-- begin Supplied data --

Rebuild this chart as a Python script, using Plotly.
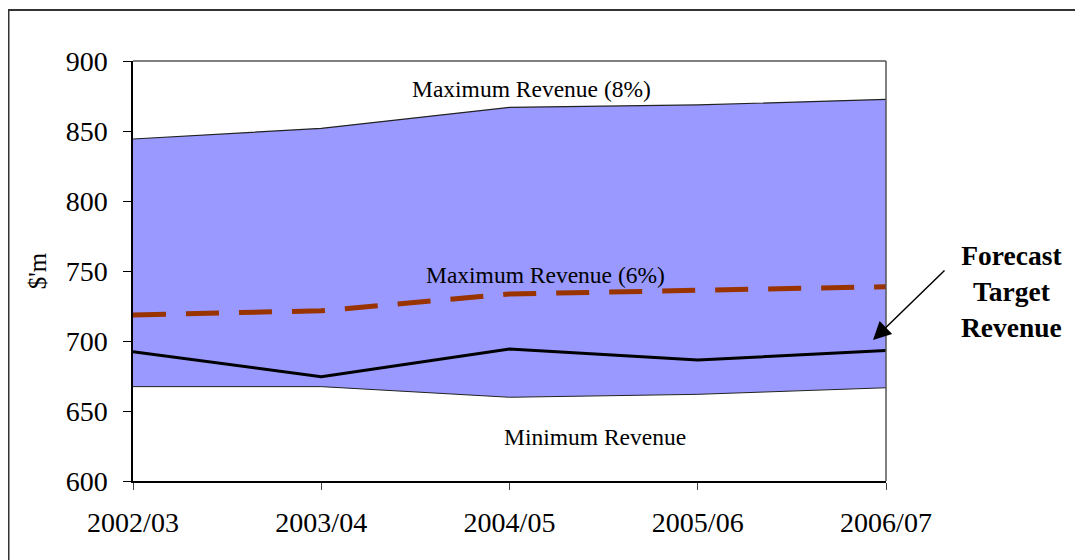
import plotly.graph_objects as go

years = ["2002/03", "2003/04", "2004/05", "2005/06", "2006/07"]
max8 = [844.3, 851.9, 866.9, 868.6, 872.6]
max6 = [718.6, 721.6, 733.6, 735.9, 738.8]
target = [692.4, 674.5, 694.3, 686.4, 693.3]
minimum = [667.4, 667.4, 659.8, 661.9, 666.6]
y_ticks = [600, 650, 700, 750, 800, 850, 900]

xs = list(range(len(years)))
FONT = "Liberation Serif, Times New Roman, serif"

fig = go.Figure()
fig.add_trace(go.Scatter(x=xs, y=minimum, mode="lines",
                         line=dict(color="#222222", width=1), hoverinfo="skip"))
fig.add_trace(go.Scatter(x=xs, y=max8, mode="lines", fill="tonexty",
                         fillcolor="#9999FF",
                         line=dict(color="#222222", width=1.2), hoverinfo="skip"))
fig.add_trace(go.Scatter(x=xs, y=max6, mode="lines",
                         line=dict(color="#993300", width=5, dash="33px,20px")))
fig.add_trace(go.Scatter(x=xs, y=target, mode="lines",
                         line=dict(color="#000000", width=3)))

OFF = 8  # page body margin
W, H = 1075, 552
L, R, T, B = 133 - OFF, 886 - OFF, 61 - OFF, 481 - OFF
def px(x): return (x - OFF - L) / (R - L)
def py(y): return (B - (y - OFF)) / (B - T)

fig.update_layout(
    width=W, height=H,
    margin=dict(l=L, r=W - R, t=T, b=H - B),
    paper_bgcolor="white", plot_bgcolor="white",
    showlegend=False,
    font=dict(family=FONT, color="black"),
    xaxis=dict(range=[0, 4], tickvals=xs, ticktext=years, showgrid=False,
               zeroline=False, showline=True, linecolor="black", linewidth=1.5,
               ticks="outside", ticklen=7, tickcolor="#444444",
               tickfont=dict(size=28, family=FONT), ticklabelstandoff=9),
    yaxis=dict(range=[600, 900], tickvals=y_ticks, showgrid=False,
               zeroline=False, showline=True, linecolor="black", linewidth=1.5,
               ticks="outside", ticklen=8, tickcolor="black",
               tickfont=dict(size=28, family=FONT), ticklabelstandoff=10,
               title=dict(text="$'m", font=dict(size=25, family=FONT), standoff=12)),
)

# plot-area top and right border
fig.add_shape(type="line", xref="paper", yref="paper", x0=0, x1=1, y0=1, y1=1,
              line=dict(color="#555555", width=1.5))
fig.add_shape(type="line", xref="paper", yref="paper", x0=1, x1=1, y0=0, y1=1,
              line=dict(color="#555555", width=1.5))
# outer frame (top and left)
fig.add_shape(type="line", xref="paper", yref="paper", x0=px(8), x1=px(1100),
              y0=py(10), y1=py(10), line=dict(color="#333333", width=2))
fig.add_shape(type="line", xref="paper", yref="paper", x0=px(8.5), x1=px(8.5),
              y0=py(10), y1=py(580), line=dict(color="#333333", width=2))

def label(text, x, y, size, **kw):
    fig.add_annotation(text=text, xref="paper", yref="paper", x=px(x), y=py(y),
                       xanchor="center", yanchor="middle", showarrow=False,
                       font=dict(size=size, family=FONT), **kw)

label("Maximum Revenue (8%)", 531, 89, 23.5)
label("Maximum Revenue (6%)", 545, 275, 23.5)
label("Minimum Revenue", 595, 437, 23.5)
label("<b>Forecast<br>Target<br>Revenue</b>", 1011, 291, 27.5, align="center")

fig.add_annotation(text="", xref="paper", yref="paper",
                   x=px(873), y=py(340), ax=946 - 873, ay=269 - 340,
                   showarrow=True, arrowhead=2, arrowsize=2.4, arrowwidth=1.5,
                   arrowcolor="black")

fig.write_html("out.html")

-- end Supplied data --

**Stated problem**
Word for word, quote the lines above. Omit the pictures.

**The reply**
Rebuild this chart as a Python script, using Plotly.
import plotly.graph_objects as go

years = ["2002/03", "2003/04", "2004/05", "2005/06", "2006/07"]
max8 = [844.3, 851.9, 866.9, 868.6, 872.6]
max6 = [718.6, 721.6, 733.6, 735.9, 738.8]
target = [692.4, 674.5, 694.3, 686.4, 693.3]
minimum = [667.4, 667.4, 659.8, 661.9, 666.6]
y_ticks = [600, 650, 700, 750, 800, 850, 900]

xs = list(range(len(years)))
FONT = "Liberation Serif, Times New Roman, serif"

fig = go.Figure()
fig.add_trace(go.Scatter(x=xs, y=minimum, mode="lines",
                         line=dict(color="#222222", width=1), hoverinfo="skip"))
fig.add_trace(go.Scatter(x=xs, y=max8, mode="lines", fill="tonexty",
                         fillcolor="#9999FF",
                         line=dict(color="#222222", width=1.2), hoverinfo="skip"))
fig.add_trace(go.Scatter(x=xs, y=max6, mode="lines",
                         line=dict(color="#993300", width=5, dash="33px,20px")))
fig.add_trace(go.Scatter(x=xs, y=target, mode="lines",
                         line=dict(color="#000000", width=3)))

OFF = 8  # page body margin
W, H = 1075, 552
L, R, T, B = 133 - OFF, 886 - OFF, 61 - OFF, 481 - OFF
def px(x): return (x - OFF - L) / (R - L)
def py(y): return (B - (y - OFF)) / (B - T)

fig.update_layout(
    width=W, height=H,
    margin=dict(l=L, r=W - R, t=T, b=H - B),
    paper_bgcolor="white", plot_bgcolor="white",
    showlegend=False,
    font=dict(family=FONT, color="black"),
    xaxis=dict(range=[0, 4], tickvals=xs, ticktext=years, showgrid=False,
               zeroline=False, showline=True, linecolor="black", linewidth=1.5,
               ticks="outside", ticklen=7, tickcolor="#444444",
               tickfont=dict(size=28, family=FONT), ticklabelstandoff=9),
    yaxis=dict(range=[600, 900], tickvals=y_ticks, showgrid=False,
               zeroline=False, showline=True, linecolor="black", linewidth=1.5,
               ticks="outside", ticklen=8, tickcolor="black",
               tickfont=dict(size=28, family=FONT), ticklabelstandoff=10,
               title=dict(text="$'m", font=dict(size=25, family=FONT), standoff=12)),
)

# plot-area top and right border
fig.add_shape(type="line", xref="paper", yref="paper", x0=0, x1=1, y0=1, y1=1,
              line=dict(color="#555555", width=1.5))
fig.add_shape(type="line", xref="paper", yref="paper", x0=1, x1=1, y0=0, y1=1,
              line=dict(color="#555555", width=1.5))
# outer frame (top and left)
fig.add_shape(type="line", xref="paper", yref="paper", x0=px(8), x1=px(1100),
              y0=py(10), y1=py(10), line=dict(color="#333333", width=2))
fig.add_shape(type="line", xref="paper", yref="paper", x0=px(8.5), x1=px(8.5),
              y0=py(10), y1=py(580), line=dict(color="#333333", width=2))

def label(text, x, y, size, **kw):
    fig.add_annotation(text=text, xref="paper", yref="paper", x=px(x), y=py(y),
                       xanchor="center", yanchor="middle", showarrow=False,
                       font=dict(size=size, family=FONT), **kw)

label("Maximum Revenue (8%)", 531, 89, 23.5)
label("Maximum Revenue (6%)", 545, 275, 23.5)
label("Minimum Revenue", 595, 437, 23.5)
label("<b>Forecast<br>Target<br>Revenue</b>", 1011, 291, 27.5, align="center")

fig.add_annotation(text="", xref="paper", yref="paper",
                   x=px(873), y=py(340), ax=946 - 873, ay=269 - 340,
                   showarrow=True, arrowhead=2, arrowsize=2.4, arrowwidth=1.5,
                   arrowcolor="black")

fig.write_html("out.html")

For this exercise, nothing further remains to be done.